▸ The task
Only the lines from the start of the data through the line with "const values = [bajo, medioBajo, medio, medioAlto, alto];" belong in the copy. Restate them word for word, minus the pictures.

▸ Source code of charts
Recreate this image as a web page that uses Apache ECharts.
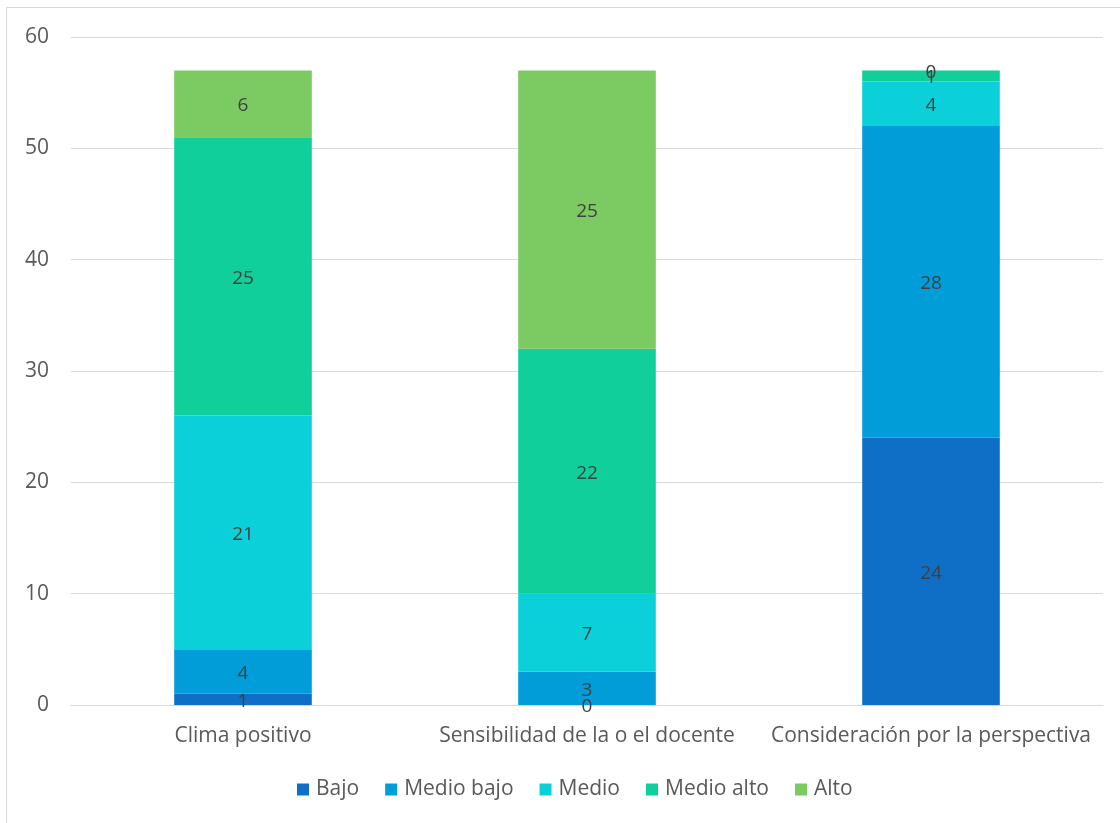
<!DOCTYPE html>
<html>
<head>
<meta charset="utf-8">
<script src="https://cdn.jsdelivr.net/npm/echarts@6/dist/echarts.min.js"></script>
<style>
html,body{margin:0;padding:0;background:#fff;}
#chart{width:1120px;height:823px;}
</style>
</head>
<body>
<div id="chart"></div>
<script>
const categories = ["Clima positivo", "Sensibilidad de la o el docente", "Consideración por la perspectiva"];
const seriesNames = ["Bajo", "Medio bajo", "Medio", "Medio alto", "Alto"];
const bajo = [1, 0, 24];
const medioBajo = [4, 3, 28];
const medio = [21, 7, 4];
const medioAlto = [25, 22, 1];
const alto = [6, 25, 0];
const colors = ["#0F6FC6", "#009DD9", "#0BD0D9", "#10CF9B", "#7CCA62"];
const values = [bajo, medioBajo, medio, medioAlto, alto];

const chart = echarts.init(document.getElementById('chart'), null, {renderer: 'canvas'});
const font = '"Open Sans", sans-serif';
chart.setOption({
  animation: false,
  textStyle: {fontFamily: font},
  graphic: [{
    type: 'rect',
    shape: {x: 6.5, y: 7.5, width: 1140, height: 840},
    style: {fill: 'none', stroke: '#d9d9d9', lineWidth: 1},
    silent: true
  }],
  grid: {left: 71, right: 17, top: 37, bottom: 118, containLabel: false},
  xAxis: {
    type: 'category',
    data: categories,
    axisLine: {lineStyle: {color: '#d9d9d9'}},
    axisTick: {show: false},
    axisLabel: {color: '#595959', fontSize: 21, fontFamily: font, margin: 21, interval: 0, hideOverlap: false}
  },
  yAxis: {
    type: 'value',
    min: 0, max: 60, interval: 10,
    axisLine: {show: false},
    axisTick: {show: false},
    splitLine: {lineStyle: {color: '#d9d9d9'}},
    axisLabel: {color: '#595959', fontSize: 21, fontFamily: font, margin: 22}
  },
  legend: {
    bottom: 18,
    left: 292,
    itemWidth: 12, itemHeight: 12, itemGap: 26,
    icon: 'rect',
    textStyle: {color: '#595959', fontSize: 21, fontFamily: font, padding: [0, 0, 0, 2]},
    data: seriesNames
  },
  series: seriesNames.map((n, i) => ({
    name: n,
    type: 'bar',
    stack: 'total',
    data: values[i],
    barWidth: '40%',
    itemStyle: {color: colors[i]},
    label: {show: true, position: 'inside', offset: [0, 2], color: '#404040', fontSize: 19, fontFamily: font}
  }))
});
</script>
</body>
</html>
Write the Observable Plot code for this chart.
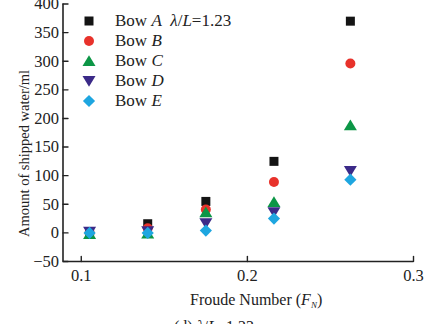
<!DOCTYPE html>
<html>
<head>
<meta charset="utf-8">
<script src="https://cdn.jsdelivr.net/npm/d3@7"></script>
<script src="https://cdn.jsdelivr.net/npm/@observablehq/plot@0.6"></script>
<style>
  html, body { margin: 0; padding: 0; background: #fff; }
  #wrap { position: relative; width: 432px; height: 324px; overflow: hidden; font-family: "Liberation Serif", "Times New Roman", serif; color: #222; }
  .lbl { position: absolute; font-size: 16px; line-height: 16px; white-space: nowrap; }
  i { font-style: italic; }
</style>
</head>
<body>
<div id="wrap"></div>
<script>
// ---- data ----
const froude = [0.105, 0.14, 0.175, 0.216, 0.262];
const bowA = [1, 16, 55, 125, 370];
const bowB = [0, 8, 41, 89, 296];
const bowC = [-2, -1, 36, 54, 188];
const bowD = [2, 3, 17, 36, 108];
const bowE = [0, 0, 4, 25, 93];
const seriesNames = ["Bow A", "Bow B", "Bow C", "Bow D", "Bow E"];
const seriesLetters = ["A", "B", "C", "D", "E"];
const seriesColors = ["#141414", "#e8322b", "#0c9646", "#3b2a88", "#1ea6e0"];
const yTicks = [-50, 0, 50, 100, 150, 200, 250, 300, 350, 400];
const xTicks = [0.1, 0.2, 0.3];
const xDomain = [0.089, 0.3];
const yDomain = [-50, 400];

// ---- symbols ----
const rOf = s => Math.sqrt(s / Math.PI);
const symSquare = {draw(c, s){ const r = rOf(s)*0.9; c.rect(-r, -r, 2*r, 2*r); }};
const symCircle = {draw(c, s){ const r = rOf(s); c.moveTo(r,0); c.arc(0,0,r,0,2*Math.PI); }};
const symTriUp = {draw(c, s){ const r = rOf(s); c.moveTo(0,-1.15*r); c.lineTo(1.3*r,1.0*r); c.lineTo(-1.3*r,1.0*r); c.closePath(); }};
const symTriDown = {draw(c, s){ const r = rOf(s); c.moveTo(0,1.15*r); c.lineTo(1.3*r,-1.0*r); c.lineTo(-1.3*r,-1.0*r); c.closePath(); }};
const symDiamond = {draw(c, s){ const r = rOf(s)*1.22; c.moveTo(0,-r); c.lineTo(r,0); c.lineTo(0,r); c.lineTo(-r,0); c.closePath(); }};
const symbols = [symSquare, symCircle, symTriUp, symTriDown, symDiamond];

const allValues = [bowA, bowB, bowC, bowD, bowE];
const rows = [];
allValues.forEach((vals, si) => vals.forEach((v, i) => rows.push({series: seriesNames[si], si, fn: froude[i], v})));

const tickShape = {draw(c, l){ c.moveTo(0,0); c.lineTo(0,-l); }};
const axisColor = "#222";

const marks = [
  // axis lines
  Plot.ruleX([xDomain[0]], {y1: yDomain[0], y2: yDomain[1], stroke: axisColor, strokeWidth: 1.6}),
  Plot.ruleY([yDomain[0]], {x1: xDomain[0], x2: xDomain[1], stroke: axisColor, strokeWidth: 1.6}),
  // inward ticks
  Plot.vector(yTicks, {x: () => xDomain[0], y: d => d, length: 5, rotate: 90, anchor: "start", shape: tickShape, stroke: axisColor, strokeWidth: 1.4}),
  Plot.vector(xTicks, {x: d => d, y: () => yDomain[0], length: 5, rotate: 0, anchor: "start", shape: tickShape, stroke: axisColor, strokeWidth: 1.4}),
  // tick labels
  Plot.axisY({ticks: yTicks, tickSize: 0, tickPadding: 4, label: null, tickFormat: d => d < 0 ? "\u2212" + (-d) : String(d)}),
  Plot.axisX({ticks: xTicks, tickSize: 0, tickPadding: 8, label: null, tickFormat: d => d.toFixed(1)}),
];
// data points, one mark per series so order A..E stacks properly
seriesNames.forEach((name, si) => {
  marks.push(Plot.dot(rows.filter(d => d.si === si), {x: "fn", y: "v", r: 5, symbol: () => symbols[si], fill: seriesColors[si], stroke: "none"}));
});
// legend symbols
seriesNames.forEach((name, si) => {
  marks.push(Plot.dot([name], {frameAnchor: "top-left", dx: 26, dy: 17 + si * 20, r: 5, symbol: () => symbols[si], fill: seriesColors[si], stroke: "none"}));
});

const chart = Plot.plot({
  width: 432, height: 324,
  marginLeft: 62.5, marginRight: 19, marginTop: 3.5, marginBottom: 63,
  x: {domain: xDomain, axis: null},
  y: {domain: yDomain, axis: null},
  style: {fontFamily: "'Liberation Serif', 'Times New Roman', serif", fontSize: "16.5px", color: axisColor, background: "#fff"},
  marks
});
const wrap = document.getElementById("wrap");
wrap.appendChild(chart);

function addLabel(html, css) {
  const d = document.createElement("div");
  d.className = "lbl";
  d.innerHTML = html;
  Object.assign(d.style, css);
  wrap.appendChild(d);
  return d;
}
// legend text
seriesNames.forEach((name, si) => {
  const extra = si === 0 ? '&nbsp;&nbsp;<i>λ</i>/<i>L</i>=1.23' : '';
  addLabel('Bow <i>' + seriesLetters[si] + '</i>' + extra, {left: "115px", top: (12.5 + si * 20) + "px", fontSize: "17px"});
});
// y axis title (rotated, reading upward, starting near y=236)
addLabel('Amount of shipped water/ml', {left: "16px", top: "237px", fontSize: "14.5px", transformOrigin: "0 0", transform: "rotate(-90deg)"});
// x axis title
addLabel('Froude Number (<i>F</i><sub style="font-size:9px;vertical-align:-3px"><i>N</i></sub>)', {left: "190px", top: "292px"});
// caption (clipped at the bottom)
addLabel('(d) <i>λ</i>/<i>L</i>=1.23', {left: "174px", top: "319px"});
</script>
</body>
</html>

▸ Task solution
Recreate this image as a web page that uses Apache ECharts.
<!DOCTYPE html>
<html>
<head>
<meta charset="utf-8">
<script src="https://cdn.jsdelivr.net/npm/echarts@6/dist/echarts.min.js"></script>
<style>
html,body{margin:0;padding:0;background:#fff;}
#chart{width:1120px;height:823px;}
</style>
</head>
<body>
<div id="chart"></div>
<script>
const categories = ["Clima positivo", "Sensibilidad de la o el docente", "Consideración por la perspectiva"];
const seriesNames = ["Bajo", "Medio bajo", "Medio", "Medio alto", "Alto"];
const bajo = [1, 0, 24];
const medioBajo = [4, 3, 28];
const medio = [21, 7, 4];
const medioAlto = [25, 22, 1];
const alto = [6, 25, 0];
const colors = ["#0F6FC6", "#009DD9", "#0BD0D9", "#10CF9B", "#7CCA62"];
const values = [bajo, medioBajo, medio, medioAlto, alto];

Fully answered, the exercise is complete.